According to the MIT News Office, Kastner will be taking over from Robert J. Silbey as the new dean of science, effective July 1. Kastner was announced as the new head on Feb. 14, by Provost L. Rafael Reif.

Silbey, who has been serving as dean for the last six-and-a-half years, was scheduled to step down after his five-year term ended in Dec. 2005. According to Silbey, he agreed to stay on until June 30 at the request of Reif and President Susan Hockfield, "I intend to go back to teaching and continue doing research in chemistry," Silbey said. "I will teach a graduate class in the fall."

As a MIT faculty member for 33 years, Kastner has an extensive educational and administrative background. He enjoys both the educational and administrative aspects of his career.

"When you do these jobs, and you find out that you can help other people, especially young people both the students and the faculty, it's satisfying." Kastner said.
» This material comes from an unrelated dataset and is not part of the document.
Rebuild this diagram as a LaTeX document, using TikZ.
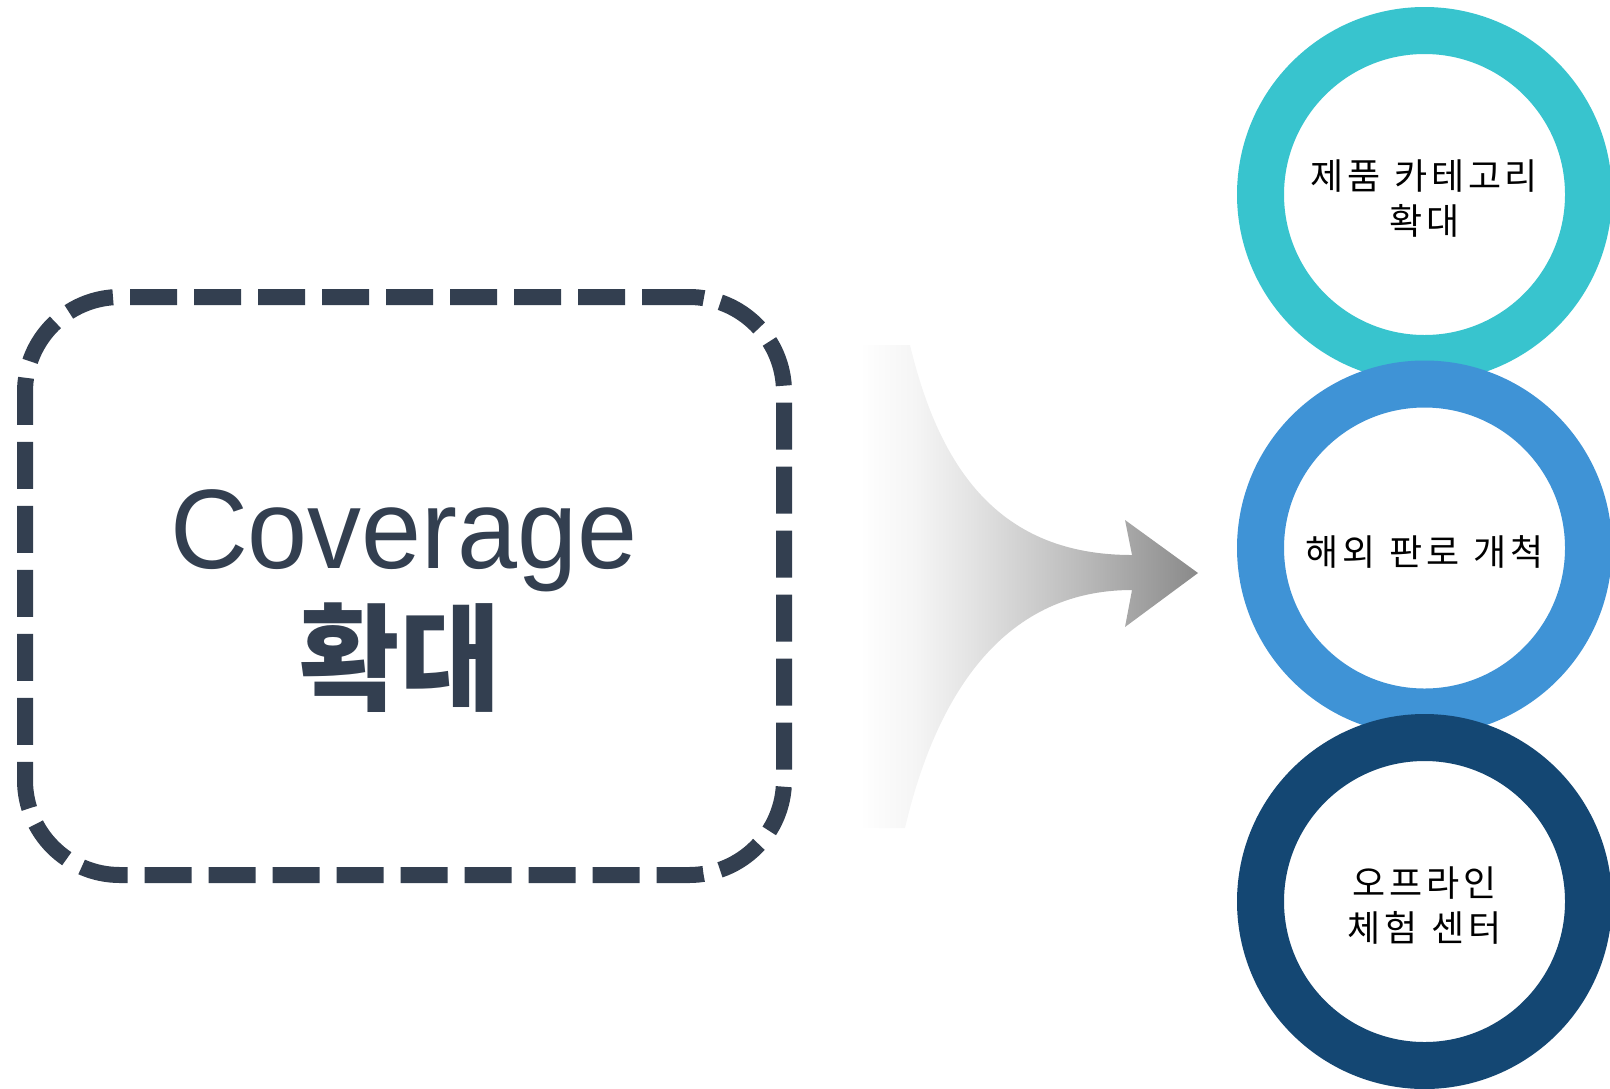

In addition to working with Silbey on the new degree option and Physics, Department of Material Sciences and Engineering, Spectroscopy, Infrastructure construction taking place in several buildings including Buildings 2, 4, 6, and 8, Kastner was also head of the department during the development and implementation of the Technology Enabled Active Learning classes three years ago. TEAL now serves as the first level option for the 8.01 (Physics I) and 8.02 (Physics II) classes.

Over the past nine years, Kastner has hired a considerable number of young faculty in the physics department, and currently wants to focus on recruiting more women and minorities in the science faculty. As the dean, Kastner said that he intends to make this one of his top priorities. "The most important job of the dean of science is to make sure that we create the very best faculty we can. That means having more diverse faculty — one of the biggest challenges — but at the same time, maintain very high standards."

In addition to broadening the science faculty, Kastner also plans to work on the energy initiative President Hockfield announced. "I think that President Hockfield's initiatives are the just the right things for MIT," said Kastner, "I would like to see the School of Science doing more along those lines, and new ideas will be encouraged in that direction."

During Silbey's reign as dean, Silbey hired over 80 faculty and appointed four new department heads. According to Silbey, one of these new heads was Maria Zuber, the first woman department head in the School of Science, in the Department of Earth and Planetary Sciences. Silbey also reappointed two department heads, including Kastner.

In the School of Science, Silbey began many efforts to facilitate science research by completing the renovation of the chemistry department space and building new space for the neurosciences and physics. He also launched other major research enterprises, including the McGovern Institute for Brain Research, the Broad Institute, and the Magellan Telescope in Chile.